Lessons from the Business World When Splitting Assets in a Divorce

Splitting assets in a divorce is like separating a business partnership. And, as with a business, what’s more important than how things are divided in the moment, is where you’re going to be with those assets in the years to come.
When a business partnership, such as a law firm or consulting practice, is divided, I make sure my clients realize:
- They are now on their own financially.
- The revenue stream that came from their partner has gone away.
- They need a plan for how their new business is going to operate.
- They may need to adjust their overhead, including who, how and what they’re paying for staff, office space and other expenditures.
This doesn’t mean that the business person, who’s now on their own, won’t be successful; but by creating a plan showing what to expect based on financial realities, their new business will be much more secure.

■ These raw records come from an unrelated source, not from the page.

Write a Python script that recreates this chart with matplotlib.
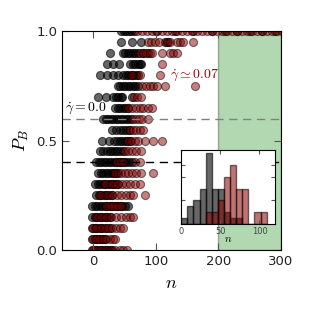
import numpy as np
import matplotlib
matplotlib.use("Agg")
import matplotlib.pyplot as plt

plt.rcParams['mathtext.fontset'] = 'cm'

# P_B levels and the n values of the runs at each level
levels = [0.0, 0.05, 0.10, 0.15, 0.20, 0.25, 0.30, 0.35, 0.40, 0.45, 0.50,
          0.55, 0.60, 0.65, 0.70, 0.75, 0.80, 0.85, 0.90, 0.95, 1.0]

n_black = [
    [-2, 2, 6, 10, 14, 18, 22, 26, 30],
    [-2, 2, 6, 10, 14, 18],
    [-2, 2, 6, 10, 14, 20, 26],
    [-2, 2, 6, 10, 14, 18, 22, 26],
    [-2, 2, 6, 10, 14, 18, 22, 26, 30, 34, 38, 42, 46, 50, 55],
    [5, 9, 13, 17, 21, 25, 30],
    [3, 7, 11, 15, 19, 23, 27, 31, 35, 40],
    [8, 12, 16, 20, 24, 28, 32, 36, 40],
    [5, 9, 13, 17, 21, 25, 29, 33, 37, 41, 45, 49, 53, 57, 62],
    [10, 16, 22, 26, 30, 34, 38, 42, 48],
    [14, 25, 33, 38, 42, 46, 50, 54, 59],
    [30, 37, 42, 47, 52, 57],
    [16, 20, 24, 28, 32, 36, 40, 44, 48, 52, 56, 61],
    [35, 39, 43, 47, 51, 56],
    [8, 20, 32, 36, 40, 44, 46, 62],
    [39, 43, 47, 51, 55, 59, 63, 67, 72],
    [11, 22, 32, 39, 48, 52, 56, 60, 64, 68, 72],
    [22, 31, 41, 59, 63, 67, 71, 75, 77],
    [27, 47, 51, 55, 59, 63, 67, 72, 80, 88],
    [44, 62, 76, 115, 120],
    [45, 49, 53, 57, 61, 65, 100, 130, 160, 190, 210, 230, 250, 270, 290],
]

n_red = [
    [0, 5, 12, 20, 28, 35, 42, 48, 54],
    [0, 4, 9, 15, 21, 27, 32, 35],
    [0, 5, 12, 18, 24, 30, 36, 42, 47],
    [5, 12, 20, 28, 36, 44, 52, 58, 63],
    [20, 26, 32, 38, 44],
    [10, 22, 30, 38, 45, 52, 58, 63, 83],
    [18, 30, 38, 46, 52, 58, 66, 75],
    [34, 44, 50, 56, 62, 68, 77, 96],
    [38, 43, 48, 66, 75],
    [50, 56, 62, 68, 77],
    [55, 61, 66, 72, 83, 96, 110],
    [59, 64, 69, 74, 80],
    [63, 68, 73, 78, 88],
    [56, 62, 68, 74, 80, 88, 94],
    [65, 70, 77],
    [78, 84, 90, 96, 101, 115, 163],
    [62, 75, 107],
    [110],
    [75, 80, 85, 90, 94, 110, 122, 128, 133],
    [88, 93, 99, 105, 118, 123, 133, 138, 143, 160],
    [70, 78, 86, 94, 102, 110, 118, 126, 134, 142, 150, 158, 166, 174, 182,
     190, 198, 206, 214, 222, 230, 238, 246, 254, 262, 270, 278, 286, 294, 302],
]

# inset histogram: bin edges and counts
hist_edges = np.linspace(0, 109.2, 15)
hist_black = [1, 3, 4, 6, 12, 6, 6, 2, 1, 1, 0, 0, 0, 0]
hist_red = [0, 0, 0, 0, 2, 2, 4, 8, 10, 6, 6, 0, 2, 2]

fig = plt.figure(figsize=(3.13, 3.13), dpi=100)
ax = fig.add_axes([0.198, 0.201, 0.700, 0.700])

ax.axvspan(200, 300, facecolor='green', edgecolor='black', alpha=0.3, lw=1)
ax.axhline(0.6, color='gray', ls='--', lw=1, dashes=(6, 4))
ax.axhline(0.4, color='black', ls='--', lw=1, dashes=(6, 4))

for p, nb in zip(levels, n_black):
    ax.scatter(nb, [p] * len(nb), s=34, c='black', edgecolors='black',
               alpha=0.6, linewidths=0.8)
for p, nr in zip(levels, n_red):
    ax.scatter(nr, [p] * len(nr), s=34, c='darkred', edgecolors='black',
               alpha=0.5, linewidths=0.8)

ax.text(-45, 0.635, r'$\dot{\gamma} = 0.0$', fontsize=10, color='black')
ax.text(123, 0.785, r'$\dot{\gamma} \simeq 0.07$', fontsize=10, color='#a00000')

ax.set_xlim(-50, 300)
ax.set_ylim(0, 1)
ax.set_xticks([0, 100, 200, 300])
ax.set_yticks([0.0, 0.5, 1.0])
ax.tick_params(direction='in', top=True, right=True, labelsize=9.5, length=5,
               colors='#555555', labelcolor='#222222')
ax.set_xlabel('$n$', fontsize=13)
ax.set_ylabel('$P_B$', fontsize=13)

# inset
axi = fig.add_axes([0.579, 0.284, 0.300, 0.236])
widths = np.diff(hist_edges)
axi.bar(hist_edges[:-1], hist_black, width=widths, align='edge',
        color='black', edgecolor='black', alpha=0.6, lw=1)
axi.bar(hist_edges[:-1], hist_red, width=widths, align='edge',
        color='darkred', edgecolor='black', alpha=0.55, lw=1)
axi.set_xlim(0, 120)
axi.set_ylim(0, 12.5)
axi.set_xticks([0, 50, 100])
axi.set_yticks([4, 8, 10])
axi.set_yticklabels([])
axi.tick_params(direction='in', top=True, right=True, labelsize=6, length=3,
                colors='#555555', labelcolor='#444444', pad=2)
axi.set_xlabel('$n$', fontsize=8, labelpad=-1)

fig.savefig('out.png', dpi=100)
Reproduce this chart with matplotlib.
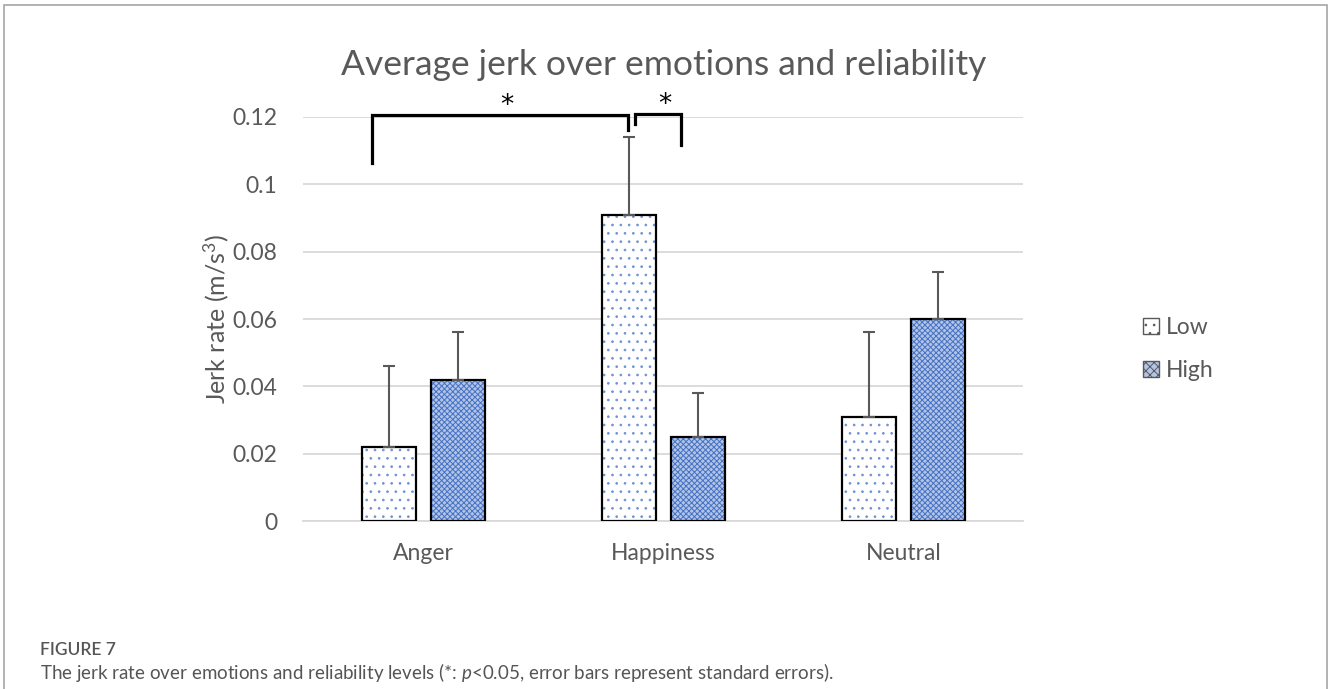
import matplotlib.pyplot as plt
import numpy as np
from matplotlib.patches import Patch, Rectangle

emotions = ["Anger", "Happiness", "Neutral"]
low_vals = [0.022, 0.091, 0.031]
high_vals = [0.042, 0.025, 0.060]
low_err = [0.024, 0.023, 0.025]
high_err = [0.014, 0.013, 0.014]
yticks = [0, 0.02, 0.04, 0.06, 0.08, 0.1, 0.12]
ytick_labels = ["0", "0.02", "0.04", "0.06", "0.08", "0.1", "0.12"]

# significance brackets: (x_left, x_right, y_top, y_left_end, y_right_end)
brackets = [(-0.215, 0.852, 0.1207, 0.1063, 0.116),
            (0.881, 1.073, 0.1210, 0.118, 0.1117)]

plt.rcParams['font.family'] = ['Lato', 'DejaVu Sans']
plt.rcParams['mathtext.fontset'] = 'custom'
plt.rcParams['mathtext.rm'] = 'Lato'
plt.rcParams['mathtext.it'] = 'Lato:italic'
plt.rcParams['hatch.linewidth'] = 0.7

grey = '#595959'
blue = '#4472c4'

fig = plt.figure(figsize=(13.28, 6.89), dpi=100)
ax = fig.add_axes([0.2285, 0.2438, 0.5422, 0.5864])

x = np.arange(len(emotions))
w = 0.227
off = 0.143

# low: white with blue dots
ax.bar(x - off, low_vals, w, color='white', edgecolor='#6f93d3', hatch='..', linewidth=0, zorder=2)
ax.bar(x - off, low_vals, w, fill=False, edgecolor='black', linewidth=1.6, zorder=3)
# high: dense blue checker
ax.bar(x + off, high_vals, w, color='#b3c4e6', edgecolor=blue, hatch='xxxxxx', linewidth=0, zorder=2)
ax.bar(x + off, high_vals, w, fill=False, edgecolor='black', linewidth=1.6, zorder=3)

ax.errorbar(x - off, low_vals, yerr=[np.zeros(3), low_err], fmt='none',
            ecolor=grey, elinewidth=1.5, capsize=4.5, capthick=1.5, zorder=4)
ax.errorbar(x + off, high_vals, yerr=[np.zeros(3), high_err], fmt='none',
            ecolor=grey, elinewidth=1.5, capsize=4.5, capthick=1.5, zorder=4)

for xl, xr, yt, yl, yr in brackets:
    ax.plot([xl, xl, xr, xr], [yl, yt, yt, yr], color='black', lw=2.3,
            clip_on=False, solid_joinstyle='miter', zorder=5)
    ax.text((xl + xr) / 2 + 0.03, yt - 0.0012, "*", ha='center', va='bottom',
            fontsize=19, color='black', family='DejaVu Sans', clip_on=False)

ax.set_xlim(-0.5, 2.5)
ax.set_ylim(0, 0.12)
ax.set_yticks(yticks)
ax.set_yticklabels(ytick_labels)
ax.set_xticks(x)
ax.set_xticklabels(emotions)
ax.tick_params(length=0, labelsize=16.5, colors=grey)
ax.tick_params(axis='y', pad=19)
ax.tick_params(axis='x', pad=16)
ax.yaxis.grid(True, color='#d9d9d9', lw=1.3, zorder=0)
ax.set_axisbelow(True)
for s in ['top', 'right', 'left']:
    ax.spines[s].set_visible(False)
ax.spines['bottom'].set_color('#d9d9d9')
ax.spines['bottom'].set_linewidth(1.3)

ax.set_ylabel("Jerk rate (m/s$^3$)", fontsize=18, color=grey)
ax.yaxis.set_label_coords(-0.1, 0.5)
ax.set_title("Average jerk over emotions and reliability", fontsize=25.5,
             color=grey, pad=30)

handles = [Patch(facecolor='white', edgecolor=grey, hatch='..', lw=1),
           Patch(facecolor='#b3c4e6', edgecolor=grey, hatch='xxxx', lw=1)]
fig.legend(handles, ["Low", "High"], loc='center left',
           bbox_to_anchor=(0.845, 0.493), frameon=False, fontsize=16.5,
           labelcolor=grey, handlelength=0.7, handleheight=0.7,
           handletextpad=0.3, labelspacing=0.95)

fig.patches.append(Rectangle((4 / 1328, -0.02), 1322.5 / 1328, 1.02 - 5 / 689,
                             transform=fig.transFigure, fill=False,
                             edgecolor='#a6a6a6', lw=1.2))

fig.text(40 / 1328, 1 - 650 / 689, "FIGURE 7", fontsize=12.5, color='#555555',
         weight='semibold', va='center')
fig.text(40 / 1328, 1 - 673 / 689,
         "The jerk rate over emotions and reliability levels (*: $\\it{p}$<0.05, "
         "error bars represent standard errors).",
         fontsize=13.5, color='#555555', va='center')

fig.savefig("out.png", dpi=100)
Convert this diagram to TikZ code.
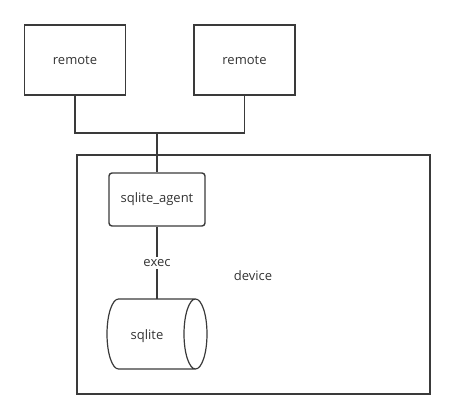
\documentclass[tikz,border=0pt]{standalone}
\usepackage{fontspec}
\setmainfont{Open Sans}
\definecolor{ln}{HTML}{3A3A3A}
\definecolor{tx}{HTML}{333333}
\tikzset{
  box/.style={draw=ln, line width=1.4pt, rectangle, inner sep=0pt, text=tx, font=\fontsize{13}{15}\selectfont},
  conn/.style={draw=ln, line width=1.4pt},
  lbl/.style={text=tx, font=\fontsize{13}{15}\selectfont, inner sep=1pt}
}
\begin{document}
\begin{tikzpicture}[x=1pt,y=-1pt]
\useasboundingbox (0,0) rectangle (455,419);
\node[box, minimum width=101pt, minimum height=70pt] (r1) at (75,60) {remote};
\node[box, minimum width=101pt, minimum height=70pt] (r2) at (244.5,60) {remote};
\node[box, minimum width=353pt, minimum height=239pt] (dev) at (253.5,274.5) {};
\node[lbl] (devl) at (253,276) {device};
\node[box, rounded corners=3pt, minimum width=96pt, minimum height=53pt] (ag) at (157,199.5) {sqlite\_agent};
\node[inner sep=0pt, minimum width=100pt, minimum height=70pt] (db) at (157,334) {};
\draw[conn, line width=1.2pt] (118.5,299) -- (195.5,299)
   (118.5,369) -- (195.5,369)
   (118.5,299) .. controls (112.15,299) and (107,314.67) .. (107,334)
   .. controls (107,353.33) and (112.15,369) .. (118.5,369)
   (195.5,334) ellipse [x radius=11.5, y radius=35];
\node[lbl] (dbl) at (147,336) {sqlite};
\node[lbl, fill=white, inner sep=2pt] (ex) at (157,263) {exec};
\coordinate (j) at (157,133);
\draw[conn] (r1.south) |- (j) -| (r2.south);
\draw[conn] (j) -- (ag.north);
\draw[conn] (ag.south) -- (ex.north);
\draw[conn] (ex.south) -- (db.north);
\end{tikzpicture}
\end{document}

It’s the same with your personal finances, post-divorce. As my fellow panelist Candy Sugarman, Executive Director of Visions Anew Institute, says,
“Divorce is a business transaction, and it’s an emotional event. The divorcing individual is making some of the most difficult decisions of their lives at the most vulnerable time emotionally. I believe that anyone facing divorce must, at a minimum, consult a legal advisor, a financial advisor, and a therapist. People must become the CEO of their divorce and seek advice in the areas that are going to most affect their future.”